--- Start Stored data ---

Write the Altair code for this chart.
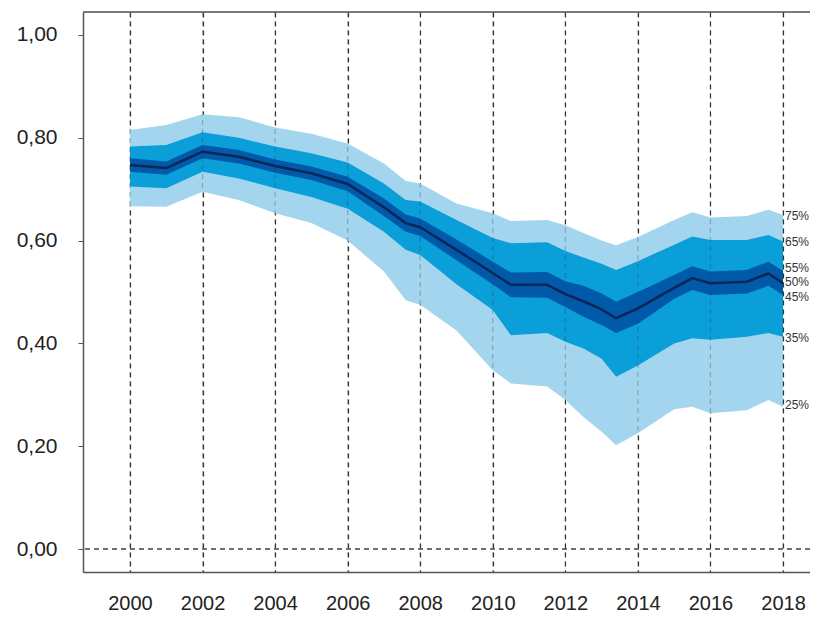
import altair as alt
import pandas as pd

years = [2000, 2001, 2002, 2003, 2004, 2005, 2006, 2007, 2007.6, 2008, 2009, 2010, 2010.5,
         2011.5, 2012, 2012.5, 2013, 2013.4, 2014, 2015, 2015.5, 2016, 2017, 2017.6, 2018]

p75 = [.815, .825, .846, .840, .820, .808, .789, .750, .716, .711, .672, .653, .638,
       .640, .630, .615, .600, .591, .607, .640, .655, .645, .648, .660, .650]
p65 = [.783, .786, .811, .800, .783, .770, .752, .711, .679, .676, .640, .605, .595,
       .597, .580, .567, .555, .543, .560, .592, .608, .601, .601, .611, .598]
p55 = [.760, .754, .786, .776, .758, .744, .724, .682, .651, .643, .602, .559, .538,
       .539, .521, .512, .497, .481, .500, .533, .550, .540, .543, .559, .541]
p50 = [.747, .741, .773, .763, .745, .731, .710, .665, .634, .626, .582, .537, .514,
       .514, .496, .482, .466, .449, .468, .508, .527, .517, .520, .536, .517]
p45 = [.734, .728, .760, .750, .732, .718, .696, .648, .617, .609, .562, .515, .490,
       .489, .471, .452, .436, .420, .438, .487, .504, .494, .497, .512, .494]
p35 = [.705, .702, .734, .721, .702, .685, .662, .617, .582, .572, .515, .465, .416,
       .420, .403, .390, .370, .335, .357, .400, .410, .407, .413, .420, .413]
p25 = [.667, .666, .695, .679, .653, .634, .600, .540, .484, .475, .425, .348, .322,
       .316, .290, .257, .228, .202, .225, .272, .277, .264, .270, .290, .277]

label_text = ["75%", "65%", "55%", "50%", "45%", "35%", "25%"]
label_value = [.648, .597, .547, .519, .490, .410, .280]
label_year = [2018] * 7

grid_years = [2000, 2002, 2004, 2006, 2008, 2010, 2012, 2014, 2016, 2018]
y_ticks = [0.0, 0.2, 0.4, 0.6, 0.8, 1.0]

df = pd.DataFrame({"year": years, "p75": p75, "p65": p65, "p55": p55, "p50": p50,
                   "p45": p45, "p35": p35, "p25": p25})
lab = pd.DataFrame({"year": label_year, "v": label_value, "t": label_text})
grid = pd.DataFrame({"year": grid_years})
zero = pd.DataFrame({"v": [0.0]})

W, H = 727, 560
xscale = alt.Scale(domain=[1998.705, 2018.744], nice=False, zero=False)
yscale = alt.Scale(domain=[-0.0447, 1.0447], nice=False, zero=False)

xax = alt.Axis(values=grid_years, format="d", title=None, ticks=False, labelPadding=21,
               labelFontSize=20, labelColor="#222", labelFont="Liberation Sans",
               domainColor="#555", domainWidth=1.5,
               grid=True, gridColor="#333", gridDash=[5, 4], gridWidth=1.2, gridOpacity=1)
yax = alt.Axis(values=y_ticks, title=None, tickSize=5, tickColor="#555", labelPadding=21,
               labelExpr="replace(format(datum.value, '.2f'), '.', ',')",
               labelFontSize=21, labelColor="#222", labelFont="Liberation Sans",
               domainColor="#555", domainWidth=1.5, grid=False)

base = alt.Chart(df)
x = alt.X("year:Q", scale=xscale, axis=xax)

light = base.mark_area(color="#a3d6ee").encode(
    x=x, y=alt.Y("p25:Q", scale=yscale, axis=yax), y2="p75:Q")
mid = base.mark_area(color="#0a9fd8").encode(
    x="year:Q", y="p35:Q", y2="p65:Q")
dark = base.mark_area(color="#0059a9").encode(
    x="year:Q", y="p45:Q", y2="p55:Q")
med = base.mark_line(color="#0b2557", strokeWidth=2.5, strokeJoin="round").encode(
    x="year:Q", y="p50:Q")

grid_over = alt.Chart(grid).mark_rule(color="#333", strokeDash=[5, 4], strokeWidth=1.2,
                                      opacity=0.3).encode(x="year:Q")
zero_rule = alt.Chart(zero).mark_rule(color="#444", strokeDash=[5, 4], strokeWidth=1.3).encode(y="v:Q")
top_rule = alt.Chart(zero).mark_rule(color="#555", strokeWidth=1.5).encode(
    x=alt.value(0), x2=alt.value(W), y=alt.value(0))

labels = alt.Chart(lab).mark_text(align="left", baseline="middle", dx=2, fontSize=12,
                                  font="Liberation Sans", color="#333").encode(
    x="year:Q", y="v:Q", text="t:N")

chart = alt.layer(light, mid, dark, med, grid_over, zero_rule, top_rule, labels).properties(
    width=W, height=H,
    autosize=alt.AutoSizeParams(type="none"),
    padding={"left": 75, "top": 4, "right": 0, "bottom": 44},
).configure_view(stroke=None).configure(background="white")

chart.save("out.html", embed_options={"renderer": "svg", "actions": False})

--- End Stored data ---

**Set problem**: Leave the images out and output the remaining material exactly as it stands.

**Exercise result**:
Write the Altair code for this chart.
import altair as alt
import pandas as pd

years = [2000, 2001, 2002, 2003, 2004, 2005, 2006, 2007, 2007.6, 2008, 2009, 2010, 2010.5,
         2011.5, 2012, 2012.5, 2013, 2013.4, 2014, 2015, 2015.5, 2016, 2017, 2017.6, 2018]

p75 = [.815, .825, .846, .840, .820, .808, .789, .750, .716, .711, .672, .653, .638,
       .640, .630, .615, .600, .591, .607, .640, .655, .645, .648, .660, .650]
p65 = [.783, .786, .811, .800, .783, .770, .752, .711, .679, .676, .640, .605, .595,
       .597, .580, .567, .555, .543, .560, .592, .608, .601, .601, .611, .598]
p55 = [.760, .754, .786, .776, .758, .744, .724, .682, .651, .643, .602, .559, .538,
       .539, .521, .512, .497, .481, .500, .533, .550, .540, .543, .559, .541]
p50 = [.747, .741, .773, .763, .745, .731, .710, .665, .634, .626, .582, .537, .514,
       .514, .496, .482, .466, .449, .468, .508, .527, .517, .520, .536, .517]
p45 = [.734, .728, .760, .750, .732, .718, .696, .648, .617, .609, .562, .515, .490,
       .489, .471, .452, .436, .420, .438, .487, .504, .494, .497, .512, .494]
p35 = [.705, .702, .734, .721, .702, .685, .662, .617, .582, .572, .515, .465, .416,
       .420, .403, .390, .370, .335, .357, .400, .410, .407, .413, .420, .413]
p25 = [.667, .666, .695, .679, .653, .634, .600, .540, .484, .475, .425, .348, .322,
       .316, .290, .257, .228, .202, .225, .272, .277, .264, .270, .290, .277]

label_text = ["75%", "65%", "55%", "50%", "45%", "35%", "25%"]
label_value = [.648, .597, .547, .519, .490, .410, .280]
label_year = [2018] * 7

grid_years = [2000, 2002, 2004, 2006, 2008, 2010, 2012, 2014, 2016, 2018]
y_ticks = [0.0, 0.2, 0.4, 0.6, 0.8, 1.0]

df = pd.DataFrame({"year": years, "p75": p75, "p65": p65, "p55": p55, "p50": p50,
                   "p45": p45, "p35": p35, "p25": p25})
lab = pd.DataFrame({"year": label_year, "v": label_value, "t": label_text})
grid = pd.DataFrame({"year": grid_years})
zero = pd.DataFrame({"v": [0.0]})

W, H = 727, 560
xscale = alt.Scale(domain=[1998.705, 2018.744], nice=False, zero=False)
yscale = alt.Scale(domain=[-0.0447, 1.0447], nice=False, zero=False)

xax = alt.Axis(values=grid_years, format="d", title=None, ticks=False, labelPadding=21,
               labelFontSize=20, labelColor="#222", labelFont="Liberation Sans",
               domainColor="#555", domainWidth=1.5,
               grid=True, gridColor="#333", gridDash=[5, 4], gridWidth=1.2, gridOpacity=1)
yax = alt.Axis(values=y_ticks, title=None, tickSize=5, tickColor="#555", labelPadding=21,
               labelExpr="replace(format(datum.value, '.2f'), '.', ',')",
               labelFontSize=21, labelColor="#222", labelFont="Liberation Sans",
               domainColor="#555", domainWidth=1.5, grid=False)

base = alt.Chart(df)
x = alt.X("year:Q", scale=xscale, axis=xax)

light = base.mark_area(color="#a3d6ee").encode(
    x=x, y=alt.Y("p25:Q", scale=yscale, axis=yax), y2="p75:Q")
mid = base.mark_area(color="#0a9fd8").encode(
    x="year:Q", y="p35:Q", y2="p65:Q")
dark = base.mark_area(color="#0059a9").encode(
    x="year:Q", y="p45:Q", y2="p55:Q")
med = base.mark_line(color="#0b2557", strokeWidth=2.5, strokeJoin="round").encode(
    x="year:Q", y="p50:Q")

grid_over = alt.Chart(grid).mark_rule(color="#333", strokeDash=[5, 4], strokeWidth=1.2,
                                      opacity=0.3).encode(x="year:Q")
zero_rule = alt.Chart(zero).mark_rule(color="#444", strokeDash=[5, 4], strokeWidth=1.3).encode(y="v:Q")
top_rule = alt.Chart(zero).mark_rule(color="#555", strokeWidth=1.5).encode(
    x=alt.value(0), x2=alt.value(W), y=alt.value(0))

labels = alt.Chart(lab).mark_text(align="left", baseline="middle", dx=2, fontSize=12,
                                  font="Liberation Sans", color="#333").encode(
    x="year:Q", y="v:Q", text="t:N")

chart = alt.layer(light, mid, dark, med, grid_over, zero_rule, top_rule, labels).properties(
    width=W, height=H,
    autosize=alt.AutoSizeParams(type="none"),
    padding={"left": 75, "top": 4, "right": 0, "bottom": 44},
).configure_view(stroke=None).configure(background="white")

chart.save("out.html", embed_options={"renderer": "svg", "actions": False})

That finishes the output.